Dear MLK: from one flawed human being to another flawed human being who changed the world – how did you do it? How did you see a different reality when others said there’s no chance that it will come true? Did you lean on others at that moment? Maybe you trusted your faith?
Every year I see your “I have a dream” speech on your birthday. God, how you believed in that dream, and hundreds of thousands of people believed in it with you, and together you changed the world, and I grew up in a reality in the United States that now has an African American president, a reality that you didn’t get to see, but bequeathed to us.
I’m also formulating a dream. I’m still not sure what it is, because it’s coming to me in flashes, but it’s certainly coming together, somewhere in my head. God – how difficult it is to even formulate it, seems like for every reason that I have to build it, 20 reasons arise that it’s not worth it.
Did you know that tomorrow I’m going to vote in an Israeli election for the first time in my life? Did you know that it was the dream of my grandmother and grandfather, who, like African Americans in the U.S., suffered from persecution in Slovakia? But how can I take my actions from voting to “making real the promises of Democracy” that you spoke about? How do I leave my kids a better state than the one that my grandparents left me?

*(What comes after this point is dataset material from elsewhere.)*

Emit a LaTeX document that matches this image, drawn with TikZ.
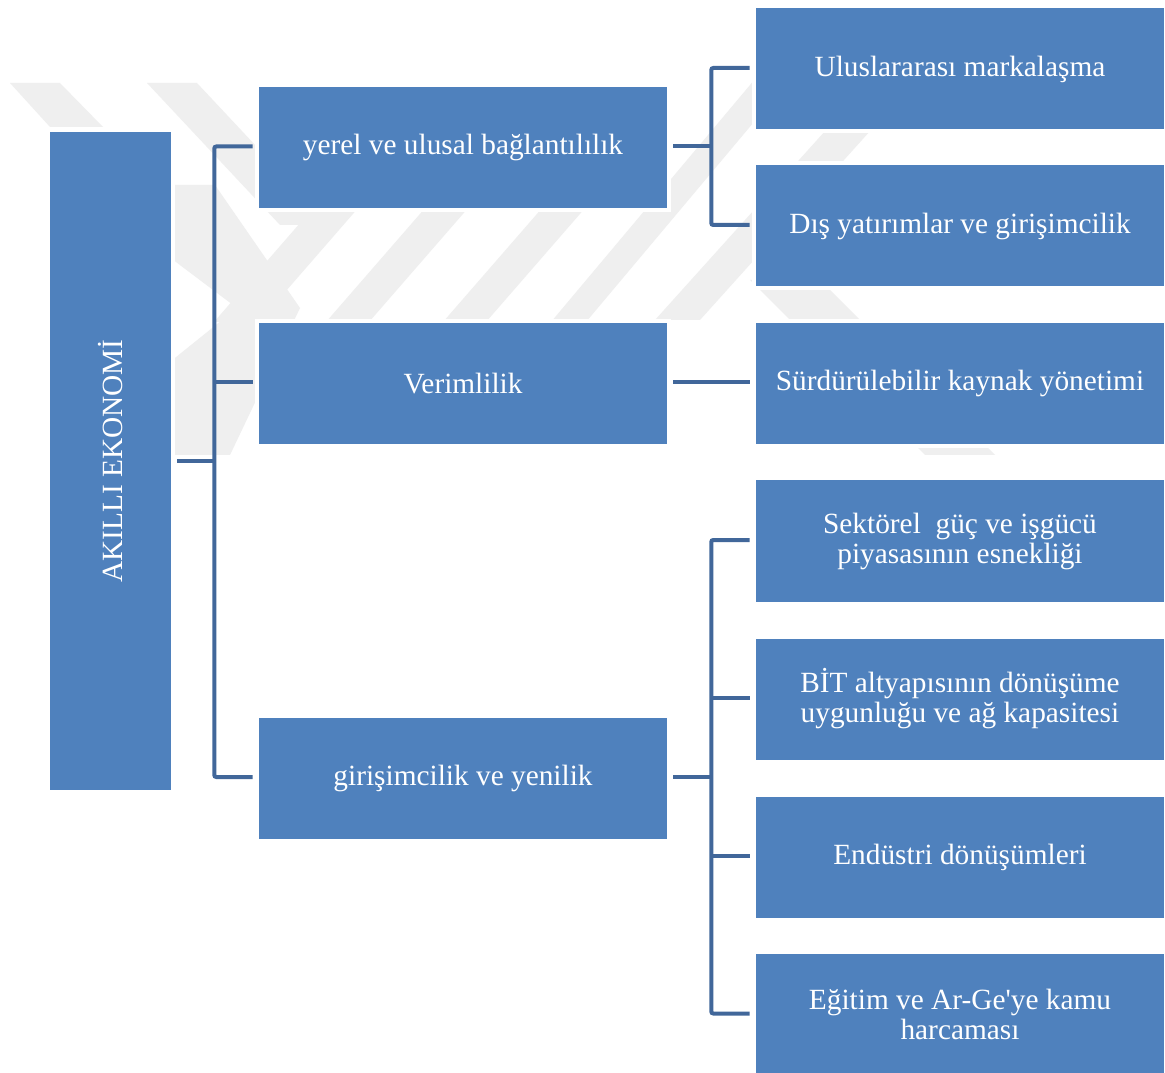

I have no idea, yet. But when I do have an idea, I hope I have the balls, like you, to shout it from the mountain tops. The people here are worth it. For the past few weeks I’ve spoken to dozens of Israelis, each with their own opinion about the coming elections. But even those who disagree with me do it from a deep connection to the difficult reality here and to the Israeli story. My dream, involves somehow connecting their story and my story to create a better Israeli story.
You know what? Forget shouting things from the mountain tops. There is too much shouting here. Until next year, when I and your speech meet again, I promise to listen to the people who live here. Maybe my dream is with them, and I have a feeling I’m not alone. If you and my grandparents dreamed, and fulfilled, I don’t have the luxury not to.